China's sprint to flex its technological chops with the world’s largest radio telescope also highlights the Chinese government's propensity to ignore the rights of thousands of people who once lived where FAST now sits, Asia Times reports. Han Jingfu, an octogenarian, took his own life by drinking pesticide days after he was compelled to sign a relocation contract, friends and relatives said.
Meng Xiujun, a lawyer in Guangzhou whose Elites Law Firm is taking many of the residents' cases, said that government officials have tried to intimidate him by saying that FAST is part of a key national project. But for Meng Xiujun, "this isn't just a matter of economic interests—once you start asking average citizens to kneel down or beat them, it becomes about human rights and problems with China's rule of law," he told Asia Times.

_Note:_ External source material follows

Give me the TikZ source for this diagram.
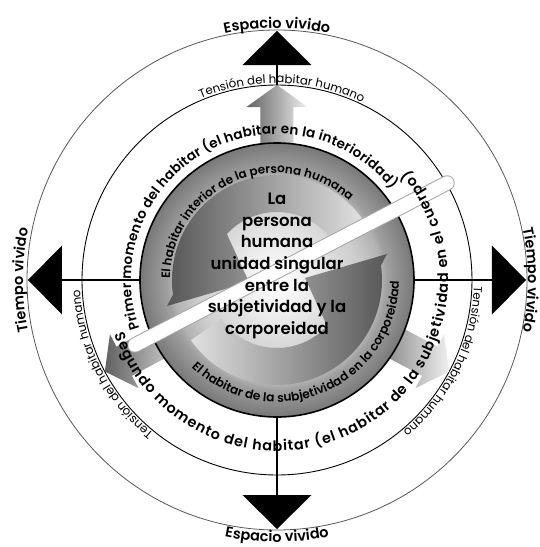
\documentclass[tikz,border=0pt]{standalone}
\usepackage{fontspec}
\setmainfont{Poppins}[BoldFont={Poppins SemiBold}]
\usetikzlibrary{decorations.text,calc}
\newcommand\myBig{\bfseries\fontsize{14.5}{16}\selectfont}
\newcommand\myPri{\bfseries\fontsize{13.6}{15}\selectfont}
\newcommand\mySeg{\bfseries\fontsize{14.4}{15}\selectfont}
\newcommand\myRing{\bfseries\fontsize{12}{13}\selectfont}
\newcommand\myRingB{\bfseries\fontsize{12.2}{13}\selectfont}
\newcommand\myTen{\fontsize{11.8}{13}\selectfont}
\pgfdeclareradialshading{sphereshade}{\pgfpoint{0bp}{0bp}}{color(0bp)=(white); color(7bp)=(white!92!black); color(15bp)=(white!80!black); color(19bp)=(white!70!black); color(20bp)=(white!63!black); color(25bp)=(white!47!black); color(50bp)=(white!47!black)}
\tikzset{
  curvtext/.style={decoration={text along path, text align=center, text={#1}}, decorate},
  fittext/.style={decoration={text along path, text align=fit to path, text={#1}}, decorate},
  axisline/.style={line width=1.6pt, black},
  bigtri/.style={fill=black},
  greyarrow/.style={left color=black!62, right color=black!6},
}
\begin{document}
\begin{tikzpicture}[x=1pt,y=1pt]
\useasboundingbox[fill=white] (-277,-267) rectangle (262,280);
\coordinate (O) at (0,0);
% circles
\draw[line width=0.8pt, black!65] (O) circle[radius=250];
\draw[line width=0.9pt, black] (O) circle[radius=195];
% axes and triangles
\foreach \a/\n in {90/N,180/W,270/S,0/E}{
  \coordinate (base\n) at (\a:215);
  \coordinate (apex\n) at (\a:249);
  \coordinate (cl\n) at ($(\a:215)+(\a+90:34.5)$);
  \coordinate (cr\n) at ($(\a:215)+(\a-90:34.5)$);
  \draw[axisline] (O) -- (base\n);
  \fill[bigtri] (apex\n) -- (cl\n) -- (cr\n) -- cycle;
}
% grey tension arrows
\foreach \a in {90,208,332}{
  \begin{scope}[rotate=\a-90]
    \shade[greyarrow] (-16.5,100) -- (-16.5,173) -- (-30.5,173) -- (0,195) -- (30.5,173) -- (16.5,173) -- (16.5,100) -- cycle;
  \end{scope}
}
% sphere
\shade[shading=sphereshade] (O) circle[radius=137];
% S arrows
\shade[left color=black!66, right color=black!12]
  (35:105) arc[start angle=35, end angle=188, radius=105] -- (-110,-26) -- (-28,-2) -- (-52,50) -- (140:68) arc[start angle=140, end angle=35, radius=68] -- cycle;
\shade[left color=black!12, right color=black!66]
  (215:105) arc[start angle=215, end angle=368, radius=105] -- (110,26) -- (28,2) -- (52,-50) -- (320:68) arc[start angle=320, end angle=215, radius=68] -- cycle;
\draw[line width=1.6pt] (O) circle[radius=137];
% ring texts
\path[curvtext={|\myRing|El habitar interior de la persona humana}] (203.5:107) arc[start angle=203.5, end angle=23.5, radius=107];
\path[curvtext={|\myRingB|El habitar de la subjetividad en la corporeidad}] (200:122) arc[start angle=200, end angle=385, radius=122];
% white bar
\coordinate (barA) at (-142,-65);
\coordinate (barB) at (170,97);
\draw[line width=15.5pt, line cap=round, black!35] (barA) -- (barB);
\draw[line width=13.5pt, line cap=round, white] (barA) -- (barB);
% centre text
\node[align=center, font=\bfseries\fontsize{16.5}{21.7}\selectfont, inner sep=0pt] (ctr) at (0,14) {La\\persona\\humana\\unidad singular\\entre la\\subjetividad y la\\corporeidad};
% momento texts
\path[fittext={|\myPri|Primer momento del habitar (el habitar en la interioridad)}] (199.5:146) arc[start angle=199.5, end angle=38.5, radius=146];
\path[fittext={|\mySeg|Segundo momento del habitar (el habitar de la subjetividad en el cuerpo)}] (198.5:171) arc[start angle=198.5, end angle=400, radius=171];
% tension texts
\foreach \c in {88.5,207,334}{
  \path[curvtext={|\myTen|Tensión del habitar humano}] (\c+40:197) arc[start angle=\c+40, end angle=\c-40, radius=197];
}
% outer labels
\path[curvtext={|\myBig|Espacio vivido}] (122:252) arc[start angle=122, end angle=58, radius=252];
\path[curvtext={|\myBig|Espacio vivido}] (240:262) arc[start angle=240, end angle=300, radius=262];
\path[curvtext={|\myBig|Tiempo vivido}] (210:254) arc[start angle=210, end angle=150, radius=254];
\path[curvtext={|\myBig|Tiempo vivido}] (30:251) arc[start angle=30, end angle=-30, radius=251];
\end{tikzpicture}
\end{document}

The massive silver disc will collect data on distant tiny neutron stars or pulsars thought to be products of supernova explosions, conduct surveys of the Milky Way and other galaxies, and search for signs of alien life, according to AFP. During a trial run, FAST detected electromagnetic waves emitted by a pulsar more than 1,300 light-years away.
"We said we had to be a little more daring, because we had to surpass the US no matter what. I think we can get a few Nobel prizes out of it. We as Chinese people really want to win them," Peng Bo, director at China's National Astronomical Observatories, said.